Chez Big House &#0151 Doing Time with the Well-Heeled

Imagine for a moment that you're an LA big shot. You have just been convicted of a nonviolent crime, and your lawyer tells you that, unfortunately, you're going spend some time behind bars.

After you get over the shock, who is the first person you call? Your spouse? Broker? Well, for some well-heeled Angelinos, the answer is more likely "your travel agent."

The New York Times recently told readers about California jails that offer what it called "pay to stay upgrades." No one would confuse these facilities with the Beverly Hills Ritz-Carlton. But, for someone facing jail time, they offer a "clean, quiet…alternative" to county jails where "the walls are bars, the fellow inmates are hardened and privileges are few."

Of course, these alternatives come at a price: The "clients," as they are called, pay the cost of their incarceration, between $75 and $127 a day — all upfront.

But it takes more than money to get a room. As with some exclusive nightclubs, "you have to be in the know to even apply for entry." The court must approve your application and, even then, your prospective jailers, as the Times puts it, "can operate like bouncers, rejecting anyone they wish."

What do you get for your money and connections? A door, instead of bars; safe distance from violent offenders; and little, if any, contact with non-paying inmates. They can, depending on the administrators, bring with them an iPod, cellphone, and even a computer. As one "client" put it: "It's safe, and everyone here is really nice" — although it's still prison. This sounds hauntingly like the big-time drug dealers who operate out of South American prisons and buy whatever they want.

Having spent more than three decades in prisons and jails, I can appreciate the desire for a clean, decent, and safe place to serve your time. Still, it's hard to imagine a worse indictment of conditions in American prisons than this story.

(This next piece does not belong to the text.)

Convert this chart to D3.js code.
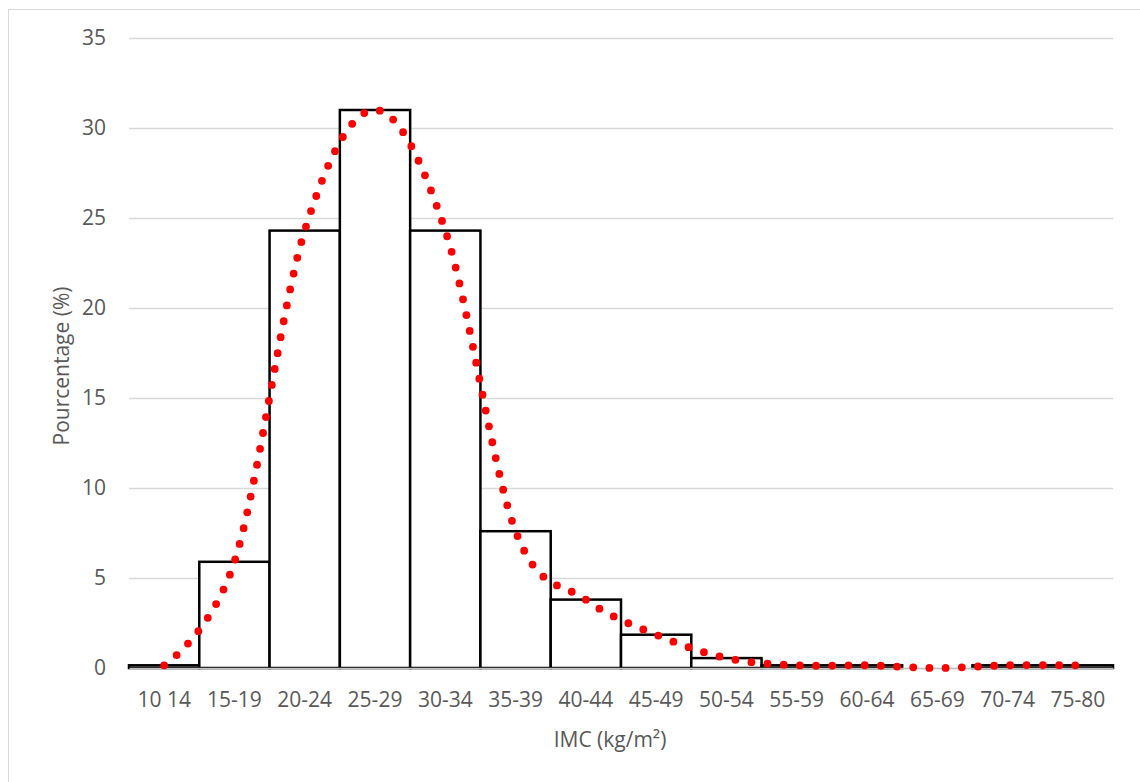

As the "client" quoted in the story understands the loss of freedom is the punishment for her actions. It is society expressing its disapproval for what she did. In other words, it is justice. On the other hand, the deplorable conditions she paid extra to avoid have nothing to do with justice and everything to do with our indifference toward what goes on inside our prisons.

As I have told "BreakPoint" listeners and readers in the past, this indifference has consequences, not only for prisoners, but also for all of us. Most of these prisoners will eventually get out after having spent years in facilities filled with noise, filth, and fear — not exactly the stuff of successful rehabilitation.

I understand why these "clients" want to avoid these deplorable conditions. I was in prison, after all. But creating what is, in effect, a two-tiered prison system for haves and have-nots will only build resentment and anger in already seething prisons.

Treating people who committed similar crimes differently only further erodes confidence in the fairness of the legal system and the rule of law generally. That confidence is based on the belief that "the system is supposed to be equitable."

Instead, we ought to improve conditions for all inmates: Start with asking which inmates really belong behind bars in the first place, and then really commit to making prisons safer. Then maybe travel agents can stick to hotels.